Input data —
▼
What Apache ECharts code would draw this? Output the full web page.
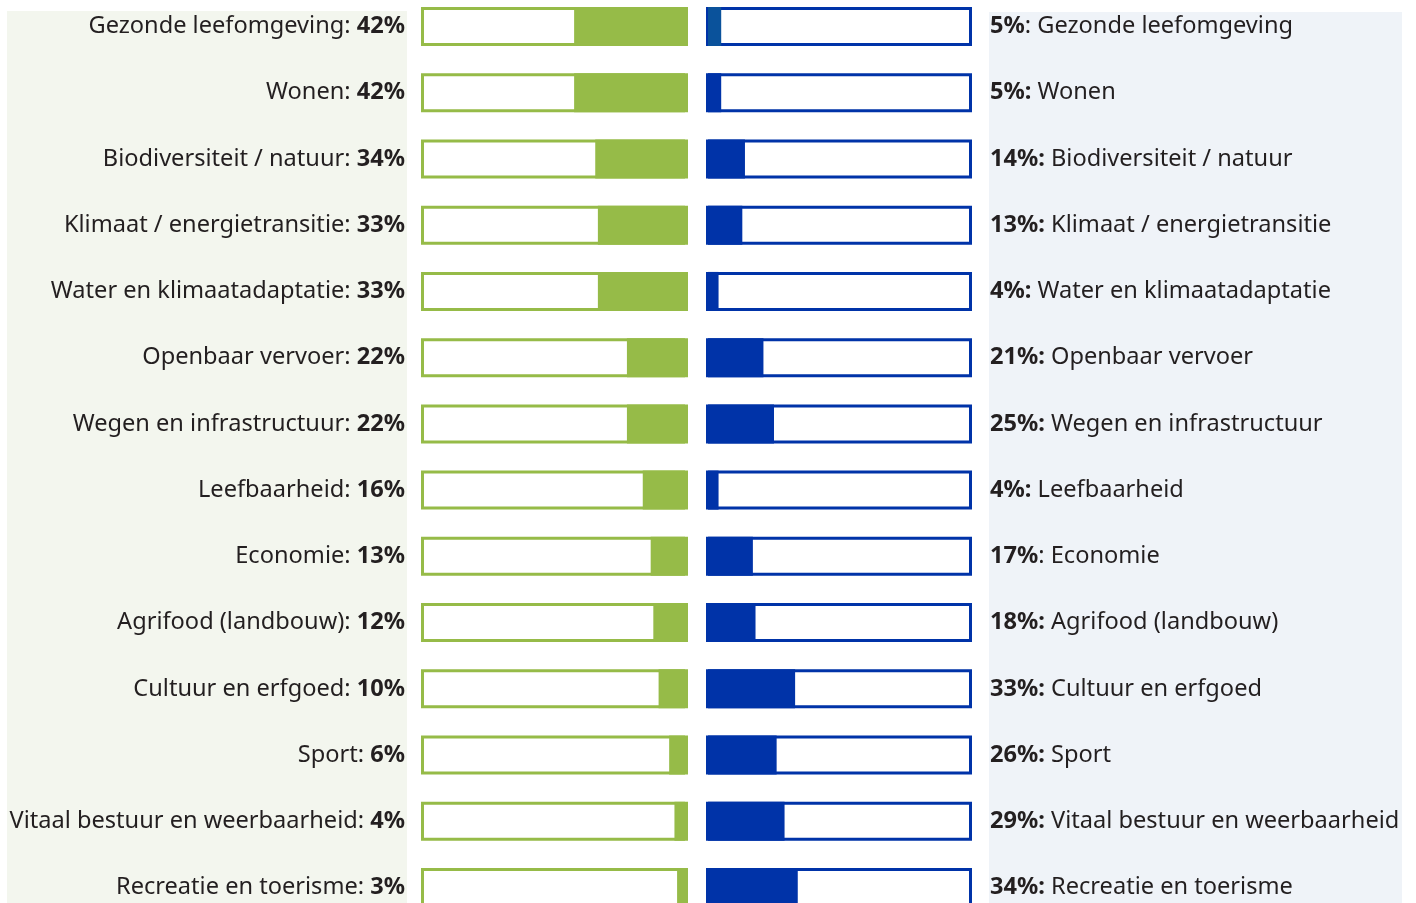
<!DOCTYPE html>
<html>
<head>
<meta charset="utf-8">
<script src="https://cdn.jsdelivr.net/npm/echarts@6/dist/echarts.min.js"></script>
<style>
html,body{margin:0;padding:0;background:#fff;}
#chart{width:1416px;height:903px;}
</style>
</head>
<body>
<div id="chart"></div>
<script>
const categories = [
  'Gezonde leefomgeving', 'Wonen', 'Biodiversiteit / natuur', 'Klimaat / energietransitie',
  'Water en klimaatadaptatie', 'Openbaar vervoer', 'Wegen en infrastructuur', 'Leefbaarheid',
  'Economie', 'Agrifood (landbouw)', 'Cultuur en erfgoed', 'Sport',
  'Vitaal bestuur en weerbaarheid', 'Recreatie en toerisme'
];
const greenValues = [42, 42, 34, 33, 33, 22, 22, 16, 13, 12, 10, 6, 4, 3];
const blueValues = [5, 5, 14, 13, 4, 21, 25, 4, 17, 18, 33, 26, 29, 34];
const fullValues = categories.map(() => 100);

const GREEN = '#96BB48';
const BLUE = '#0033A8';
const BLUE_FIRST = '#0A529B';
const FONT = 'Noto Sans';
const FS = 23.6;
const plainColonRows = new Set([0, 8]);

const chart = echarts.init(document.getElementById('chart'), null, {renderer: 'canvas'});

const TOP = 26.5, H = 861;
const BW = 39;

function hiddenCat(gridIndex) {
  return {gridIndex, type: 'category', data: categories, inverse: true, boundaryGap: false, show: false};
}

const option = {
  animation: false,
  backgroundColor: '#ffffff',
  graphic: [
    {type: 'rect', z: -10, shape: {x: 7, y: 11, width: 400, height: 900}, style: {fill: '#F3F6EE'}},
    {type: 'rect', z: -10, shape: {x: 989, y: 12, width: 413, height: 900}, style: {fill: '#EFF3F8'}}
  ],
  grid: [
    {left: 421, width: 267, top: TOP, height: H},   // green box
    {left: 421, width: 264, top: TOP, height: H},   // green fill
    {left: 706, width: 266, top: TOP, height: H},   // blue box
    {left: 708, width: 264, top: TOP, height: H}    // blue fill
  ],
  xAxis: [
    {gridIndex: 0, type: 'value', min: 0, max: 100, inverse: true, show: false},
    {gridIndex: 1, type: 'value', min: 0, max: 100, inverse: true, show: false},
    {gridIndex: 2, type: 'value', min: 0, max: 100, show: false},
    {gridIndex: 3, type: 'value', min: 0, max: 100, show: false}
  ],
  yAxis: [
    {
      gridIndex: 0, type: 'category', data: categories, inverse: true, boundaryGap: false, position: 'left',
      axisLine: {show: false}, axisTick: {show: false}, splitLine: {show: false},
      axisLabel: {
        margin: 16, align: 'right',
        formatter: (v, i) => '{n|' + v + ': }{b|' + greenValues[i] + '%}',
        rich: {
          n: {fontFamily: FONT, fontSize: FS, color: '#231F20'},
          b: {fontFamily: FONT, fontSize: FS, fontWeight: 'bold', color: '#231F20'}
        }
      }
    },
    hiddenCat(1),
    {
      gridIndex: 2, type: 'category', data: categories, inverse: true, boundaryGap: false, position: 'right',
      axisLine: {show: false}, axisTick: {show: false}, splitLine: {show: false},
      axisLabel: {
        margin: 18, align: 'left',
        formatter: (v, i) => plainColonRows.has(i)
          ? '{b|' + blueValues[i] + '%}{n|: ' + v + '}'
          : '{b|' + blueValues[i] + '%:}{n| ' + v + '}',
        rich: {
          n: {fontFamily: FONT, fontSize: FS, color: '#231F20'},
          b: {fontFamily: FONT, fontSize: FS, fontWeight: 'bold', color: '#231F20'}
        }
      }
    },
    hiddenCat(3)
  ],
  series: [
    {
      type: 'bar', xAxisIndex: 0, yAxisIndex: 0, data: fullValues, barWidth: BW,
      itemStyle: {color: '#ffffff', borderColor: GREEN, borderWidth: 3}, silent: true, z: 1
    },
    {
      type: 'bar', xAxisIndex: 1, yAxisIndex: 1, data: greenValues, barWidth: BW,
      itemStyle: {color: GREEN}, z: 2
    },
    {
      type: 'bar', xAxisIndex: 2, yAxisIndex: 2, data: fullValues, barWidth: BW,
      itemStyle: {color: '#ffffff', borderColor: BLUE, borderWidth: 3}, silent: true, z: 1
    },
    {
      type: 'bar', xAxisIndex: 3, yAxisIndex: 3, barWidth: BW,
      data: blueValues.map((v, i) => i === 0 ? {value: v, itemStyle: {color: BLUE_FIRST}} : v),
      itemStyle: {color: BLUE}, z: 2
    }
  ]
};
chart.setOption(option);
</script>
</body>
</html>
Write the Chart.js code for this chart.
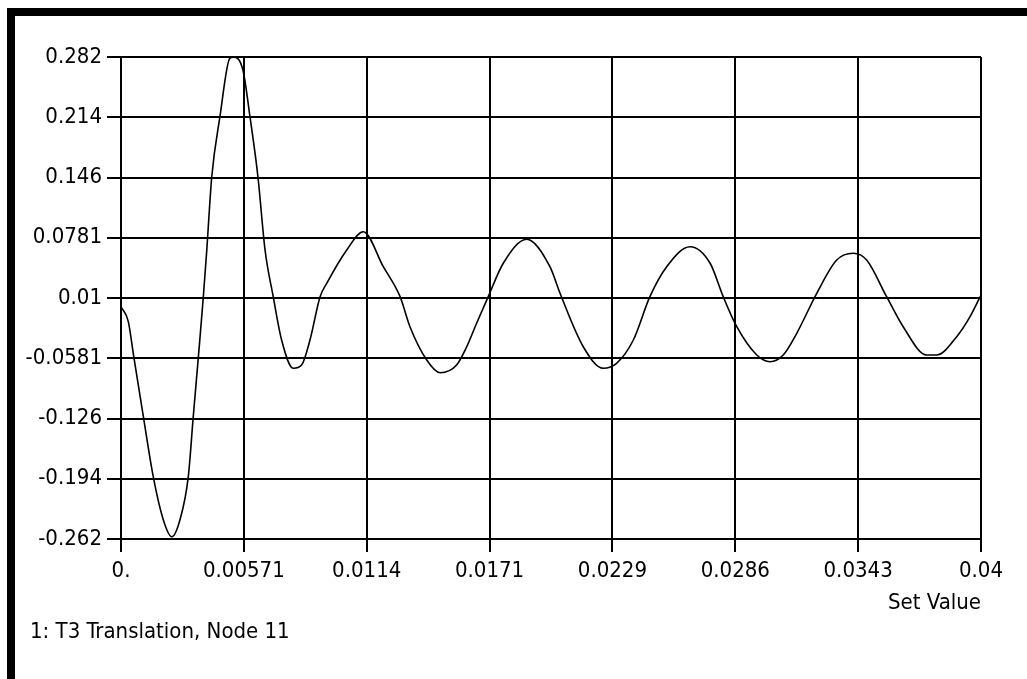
▲
Exercise —
Return each line from the material above exactly, but not the pictures.

Full output —
What Apache ECharts code would draw this? Output the full web page.
<!DOCTYPE html>
<html>
<head>
<meta charset="utf-8">
<script src="https://cdn.jsdelivr.net/npm/echarts@6/dist/echarts.min.js"></script>
<style>
html,body{margin:0;padding:0;background:#fff;}
#chart{width:1416px;height:903px;}
</style>
</head>
<body>
<div id="chart"></div>
<script>
const categories = [
  'Gezonde leefomgeving', 'Wonen', 'Biodiversiteit / natuur', 'Klimaat / energietransitie',
  'Water en klimaatadaptatie', 'Openbaar vervoer', 'Wegen en infrastructuur', 'Leefbaarheid',
  'Economie', 'Agrifood (landbouw)', 'Cultuur en erfgoed', 'Sport',
  'Vitaal bestuur en weerbaarheid', 'Recreatie en toerisme'
];
const greenValues = [42, 42, 34, 33, 33, 22, 22, 16, 13, 12, 10, 6, 4, 3];
const blueValues = [5, 5, 14, 13, 4, 21, 25, 4, 17, 18, 33, 26, 29, 34];
const fullValues = categories.map(() => 100);

const GREEN = '#96BB48';
const BLUE = '#0033A8';
const BLUE_FIRST = '#0A529B';
const FONT = 'Noto Sans';
const FS = 23.6;
const plainColonRows = new Set([0, 8]);

const chart = echarts.init(document.getElementById('chart'), null, {renderer: 'canvas'});

const TOP = 26.5, H = 861;
const BW = 39;

function hiddenCat(gridIndex) {
  return {gridIndex, type: 'category', data: categories, inverse: true, boundaryGap: false, show: false};
}

const option = {
  animation: false,
  backgroundColor: '#ffffff',
  graphic: [
    {type: 'rect', z: -10, shape: {x: 7, y: 11, width: 400, height: 900}, style: {fill: '#F3F6EE'}},
    {type: 'rect', z: -10, shape: {x: 989, y: 12, width: 413, height: 900}, style: {fill: '#EFF3F8'}}
  ],
  grid: [
    {left: 421, width: 267, top: TOP, height: H},   // green box
    {left: 421, width: 264, top: TOP, height: H},   // green fill
    {left: 706, width: 266, top: TOP, height: H},   // blue box
    {left: 708, width: 264, top: TOP, height: H}    // blue fill
  ],
  xAxis: [
    {gridIndex: 0, type: 'value', min: 0, max: 100, inverse: true, show: false},
    {gridIndex: 1, type: 'value', min: 0, max: 100, inverse: true, show: false},
    {gridIndex: 2, type: 'value', min: 0, max: 100, show: false},
    {gridIndex: 3, type: 'value', min: 0, max: 100, show: false}
  ],
  yAxis: [
    {
      gridIndex: 0, type: 'category', data: categories, inverse: true, boundaryGap: false, position: 'left',
      axisLine: {show: false}, axisTick: {show: false}, splitLine: {show: false},
      axisLabel: {
        margin: 16, align: 'right',
        formatter: (v, i) => '{n|' + v + ': }{b|' + greenValues[i] + '%}',
        rich: {
          n: {fontFamily: FONT, fontSize: FS, color: '#231F20'},
          b: {fontFamily: FONT, fontSize: FS, fontWeight: 'bold', color: '#231F20'}
        }
      }
    },
    hiddenCat(1),
    {
      gridIndex: 2, type: 'category', data: categories, inverse: true, boundaryGap: false, position: 'right',
      axisLine: {show: false}, axisTick: {show: false}, splitLine: {show: false},
      axisLabel: {
        margin: 18, align: 'left',
        formatter: (v, i) => plainColonRows.has(i)
          ? '{b|' + blueValues[i] + '%}{n|: ' + v + '}'
          : '{b|' + blueValues[i] + '%:}{n| ' + v + '}',
        rich: {
          n: {fontFamily: FONT, fontSize: FS, color: '#231F20'},
          b: {fontFamily: FONT, fontSize: FS, fontWeight: 'bold', color: '#231F20'}
        }
      }
    },
    hiddenCat(3)
  ],
  series: [
    {
      type: 'bar', xAxisIndex: 0, yAxisIndex: 0, data: fullValues, barWidth: BW,
      itemStyle: {color: '#ffffff', borderColor: GREEN, borderWidth: 3}, silent: true, z: 1
    },
    {
      type: 'bar', xAxisIndex: 1, yAxisIndex: 1, data: greenValues, barWidth: BW,
      itemStyle: {color: GREEN}, z: 2
    },
    {
      type: 'bar', xAxisIndex: 2, yAxisIndex: 2, data: fullValues, barWidth: BW,
      itemStyle: {color: '#ffffff', borderColor: BLUE, borderWidth: 3}, silent: true, z: 1
    },
    {
      type: 'bar', xAxisIndex: 3, yAxisIndex: 3, barWidth: BW,
      data: blueValues.map((v, i) => i === 0 ? {value: v, itemStyle: {color: BLUE_FIRST}} : v),
      itemStyle: {color: BLUE}, z: 2
    }
  ]
};
chart.setOption(option);
</script>
</body>
</html>
Write the Chart.js code for this chart.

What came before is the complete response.